Interestingly, speaker after speaker blamed the party central board but stopped short of condemning Megawati herself. In fact, a fight almost took place Saturday when student activists, who were an important of the anti-Suharto protest six years ago, brought in posters of Megawati and Vice President Hamzah Haz crossed with thick red lines in the middle. Some students also changed her name, from Megawati Sukarnoputri or Megawati the daughter of Sukarno, into "Megawati Suhartoputri."
Ultimately, the student activists decided to back off. They may be disappointed with the strange reception that they received in the compound this Saturday. It demonstrated only the fact that on the grassroots level, Megawati still has her popularity. People blame her liutenants instead of her. The students believe that Megawati is now being corrupted as well.
The smell of steamed peanuts and Indonesian dim sum was the same. The office is also the same, but the political circumstances have changed. It is up to Megawati now to make policy corrections regarding Sutiyoso and other corruption-prone politicians.
If she does not, I am afraid, it is only a matter of time prior to Megawati finding herself in the same place as Suharto six years ago.

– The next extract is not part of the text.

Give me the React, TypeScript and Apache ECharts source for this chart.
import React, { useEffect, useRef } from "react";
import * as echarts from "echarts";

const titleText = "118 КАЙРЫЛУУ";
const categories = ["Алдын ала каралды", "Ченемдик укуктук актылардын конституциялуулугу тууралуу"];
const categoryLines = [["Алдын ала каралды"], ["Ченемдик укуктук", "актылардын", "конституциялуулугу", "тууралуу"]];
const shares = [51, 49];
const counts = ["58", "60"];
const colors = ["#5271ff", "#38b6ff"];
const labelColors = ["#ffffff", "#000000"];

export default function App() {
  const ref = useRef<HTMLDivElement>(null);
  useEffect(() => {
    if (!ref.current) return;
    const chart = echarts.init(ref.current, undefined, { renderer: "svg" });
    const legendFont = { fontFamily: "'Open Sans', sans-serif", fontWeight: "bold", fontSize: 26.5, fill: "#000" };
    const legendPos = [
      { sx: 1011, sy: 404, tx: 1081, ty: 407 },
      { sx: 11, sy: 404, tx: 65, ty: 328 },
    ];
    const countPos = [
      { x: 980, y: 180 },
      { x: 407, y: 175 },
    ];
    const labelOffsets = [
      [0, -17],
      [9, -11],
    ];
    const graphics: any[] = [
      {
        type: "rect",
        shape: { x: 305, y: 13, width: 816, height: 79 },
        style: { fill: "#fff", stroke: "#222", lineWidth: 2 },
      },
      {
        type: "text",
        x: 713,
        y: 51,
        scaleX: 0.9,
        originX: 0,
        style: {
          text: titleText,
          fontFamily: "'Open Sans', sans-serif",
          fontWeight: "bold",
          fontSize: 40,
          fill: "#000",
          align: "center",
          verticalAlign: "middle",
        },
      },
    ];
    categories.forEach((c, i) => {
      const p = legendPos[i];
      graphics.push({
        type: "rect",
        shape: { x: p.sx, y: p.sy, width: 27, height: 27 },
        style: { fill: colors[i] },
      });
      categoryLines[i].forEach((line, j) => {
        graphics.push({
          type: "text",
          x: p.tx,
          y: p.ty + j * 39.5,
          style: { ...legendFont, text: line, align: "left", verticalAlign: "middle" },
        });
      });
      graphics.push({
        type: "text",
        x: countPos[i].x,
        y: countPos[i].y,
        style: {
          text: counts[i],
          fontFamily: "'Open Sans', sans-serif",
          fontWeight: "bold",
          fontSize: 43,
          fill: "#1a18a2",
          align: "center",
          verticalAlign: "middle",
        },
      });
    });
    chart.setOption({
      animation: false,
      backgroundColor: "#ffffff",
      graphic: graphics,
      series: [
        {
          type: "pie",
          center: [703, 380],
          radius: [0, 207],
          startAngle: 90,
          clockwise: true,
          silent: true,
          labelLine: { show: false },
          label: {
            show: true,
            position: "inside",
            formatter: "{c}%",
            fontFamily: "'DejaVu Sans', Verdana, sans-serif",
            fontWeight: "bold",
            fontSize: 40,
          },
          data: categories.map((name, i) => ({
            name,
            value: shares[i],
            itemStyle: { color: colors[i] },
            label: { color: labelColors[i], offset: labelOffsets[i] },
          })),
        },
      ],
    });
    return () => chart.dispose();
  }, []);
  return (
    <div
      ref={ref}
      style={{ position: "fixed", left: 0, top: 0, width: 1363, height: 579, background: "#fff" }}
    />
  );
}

During the early, tumultuous days of the Indonesian "People's Revolution," American Reporter Correspondent Andreas Harsono reported exclusively in The American Reporter that the Suharto government planned to oust pro-democracy leader Megawati Sukarnoputri from her PDI post, and for three weeks afterwards was forced into hiding as security police searched his home and offices. He was honored in 1999 as a Neiman International Fellow, and after a year of study at Harvard returned to Indonesia to continue his career in journalism. In the interim, Megawati became president of the world's fourth largest nation. This is his memoir of those heady days.